Class Representatives in each class can take feedback to the department and faculty staff-student consultative committees.
- Individual lecturers will be considering and taking on board the comments they have received on their SETs (e.g. Prof. Paton will change his slides and Prof. Curtis will be updating his diagrams).
- Labs with rotating stations that require students to take more ownership of the learning (e.g. Reproduction, Respiratory): we will look into ways of helping students to prepare for these labs, and review how the Lab Demonstrators and Tutors may better facilitate the learning at the rotating stations.
- Lab 6 (Musculoskeletal) will undergo changes to make it more relevant to the lectures and easier to understand.
- Content heavy: we accept this is a demanding course, however all the knowledge covered is requisite for your future studies. To help students unpack/focus, all lecturers will make an effort to produce an end-of-topic summary that highlights key areas / common misunderstandings. We will also work on updating the lectorial videos, making these more succinct and uploading these immediately after each topic has finished.
- Small group tutorials / office hours / meet-ups: these are not currently possible owing to resourcing, timetabling and space constraints.
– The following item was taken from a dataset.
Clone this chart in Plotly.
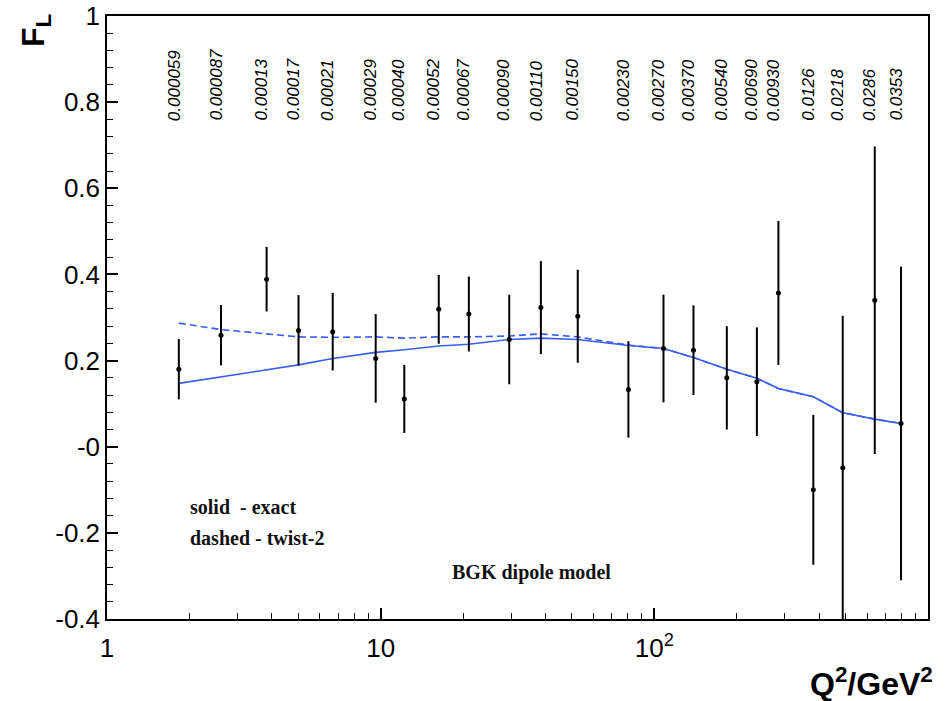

Going forward, we will remind students to maximise their interactions with Lab Demonstrators and Tutors, and remind students that they can set up their own study groups.
- Request for more revision MCQs / Test 2 practice test / wanting weekly quizzes to be re-opened after submission deadlines: these resources are already available to students. The weekly quizzes are the same as the post-topic MCQs (PDFs on Canvas and on Piazza). Instead of wanting ‘more’ MCQs, it is more valuable if you take the time to determine whether each of the five options within a MCQ is true or false, and justify why with correct facts. When you receive a copy of your exam back, you will see the relevance of this skill in a number of questions (e.g. Respiratory Physiology & Digestive Systems).
- Course guide-related comments (e.g. want more white space to write on, leaky ink etc.): these have been addressed in the meetings with class reps.
Student Charter and Responsibilities
The Student Charter assumes and acknowledges that students are active participants in the learning process and that they have responsibilities to the institution and the international community of scholars. The University expects that students will act at all times in a way that demonstrates respect for the rights of other students and staff so that the learning environment is both safe and productive. For further information visit Student Charter (https://www.auckland.ac.nz/en/students/forms-policies-and-guidelines/student-policies-and-guidelines/student-charter.html).
Elements of this outline may be subject to change. The latest information about the course will be available for enrolled students in Canvas.
In this course you may be asked to submit your coursework assessments digitally. The University reserves the right to conduct scheduled tests and examinations for this course online or through the use of computers or other electronic devices. Where tests or examinations are conducted online remote invigilation arrangements may be used. The final decision on the completion mode for a test or examination, and remote invigilation arrangements where applicable, will be advised to students at least 10 days prior to the scheduled date of the assessment, or in the case of an examination when the examination timetable is published.